__WHAT IS REQUIRED__:
Only the number is wanted: count the lines in the data with "this" in them.

__PROVIDED MATERIAL__:
※

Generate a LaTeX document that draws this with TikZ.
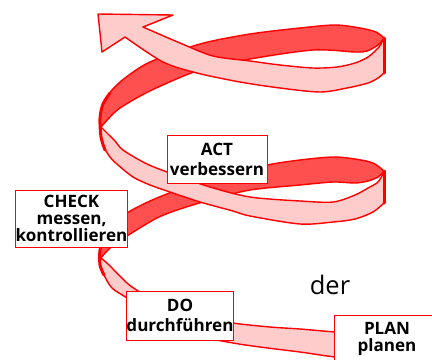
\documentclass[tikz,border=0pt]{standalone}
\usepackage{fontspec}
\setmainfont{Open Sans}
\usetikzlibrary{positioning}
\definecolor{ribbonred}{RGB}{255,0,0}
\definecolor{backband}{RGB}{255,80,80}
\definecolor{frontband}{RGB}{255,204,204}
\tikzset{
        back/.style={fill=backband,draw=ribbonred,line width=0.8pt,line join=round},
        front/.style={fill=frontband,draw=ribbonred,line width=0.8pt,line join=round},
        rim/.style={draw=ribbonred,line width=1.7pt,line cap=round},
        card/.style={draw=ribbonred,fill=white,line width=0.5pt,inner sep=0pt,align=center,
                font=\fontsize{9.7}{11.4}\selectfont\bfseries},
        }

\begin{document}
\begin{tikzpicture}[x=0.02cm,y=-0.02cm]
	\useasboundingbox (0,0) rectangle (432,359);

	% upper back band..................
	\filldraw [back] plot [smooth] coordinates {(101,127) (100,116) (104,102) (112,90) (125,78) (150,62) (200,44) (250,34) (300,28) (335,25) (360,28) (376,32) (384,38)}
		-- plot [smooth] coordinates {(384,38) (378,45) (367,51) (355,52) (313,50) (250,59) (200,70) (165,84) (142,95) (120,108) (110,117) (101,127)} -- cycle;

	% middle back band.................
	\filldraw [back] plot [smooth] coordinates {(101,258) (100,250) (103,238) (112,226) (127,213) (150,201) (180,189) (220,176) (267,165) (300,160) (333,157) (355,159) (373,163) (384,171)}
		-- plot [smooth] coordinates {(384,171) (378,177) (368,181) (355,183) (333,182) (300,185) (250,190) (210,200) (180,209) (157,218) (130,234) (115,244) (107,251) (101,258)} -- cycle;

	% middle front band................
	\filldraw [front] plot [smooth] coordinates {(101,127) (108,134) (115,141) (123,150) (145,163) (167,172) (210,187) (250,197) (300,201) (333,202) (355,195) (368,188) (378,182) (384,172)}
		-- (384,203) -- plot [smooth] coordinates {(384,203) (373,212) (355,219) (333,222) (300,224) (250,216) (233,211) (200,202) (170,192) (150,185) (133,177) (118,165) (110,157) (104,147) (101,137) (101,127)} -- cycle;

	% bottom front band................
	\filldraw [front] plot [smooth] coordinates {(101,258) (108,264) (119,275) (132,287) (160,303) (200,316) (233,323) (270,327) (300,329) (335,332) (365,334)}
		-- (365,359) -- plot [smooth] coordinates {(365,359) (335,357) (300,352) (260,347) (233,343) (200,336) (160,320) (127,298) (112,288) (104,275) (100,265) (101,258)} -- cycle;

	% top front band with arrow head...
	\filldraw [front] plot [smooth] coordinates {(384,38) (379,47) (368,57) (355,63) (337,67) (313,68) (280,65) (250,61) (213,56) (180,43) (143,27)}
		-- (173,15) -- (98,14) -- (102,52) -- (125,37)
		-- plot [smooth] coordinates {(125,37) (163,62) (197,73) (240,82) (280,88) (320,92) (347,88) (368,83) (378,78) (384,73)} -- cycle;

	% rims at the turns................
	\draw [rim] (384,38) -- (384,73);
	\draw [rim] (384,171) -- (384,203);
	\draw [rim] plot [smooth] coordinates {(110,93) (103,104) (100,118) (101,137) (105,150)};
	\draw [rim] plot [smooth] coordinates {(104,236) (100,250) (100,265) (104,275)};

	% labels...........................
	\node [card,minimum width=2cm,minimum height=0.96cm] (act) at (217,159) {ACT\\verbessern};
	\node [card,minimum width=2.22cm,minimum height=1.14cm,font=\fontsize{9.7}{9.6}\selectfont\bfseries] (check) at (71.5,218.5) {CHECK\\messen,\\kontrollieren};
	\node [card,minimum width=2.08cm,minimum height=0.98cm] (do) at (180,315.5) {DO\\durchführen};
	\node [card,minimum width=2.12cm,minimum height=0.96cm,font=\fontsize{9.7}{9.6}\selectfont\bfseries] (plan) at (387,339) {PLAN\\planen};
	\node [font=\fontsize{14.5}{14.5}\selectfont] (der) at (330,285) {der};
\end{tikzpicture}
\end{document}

※

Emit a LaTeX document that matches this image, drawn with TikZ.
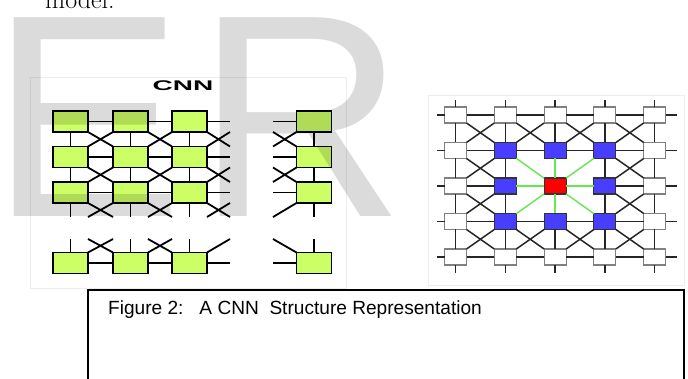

※

__TASK OUTPUT__:
2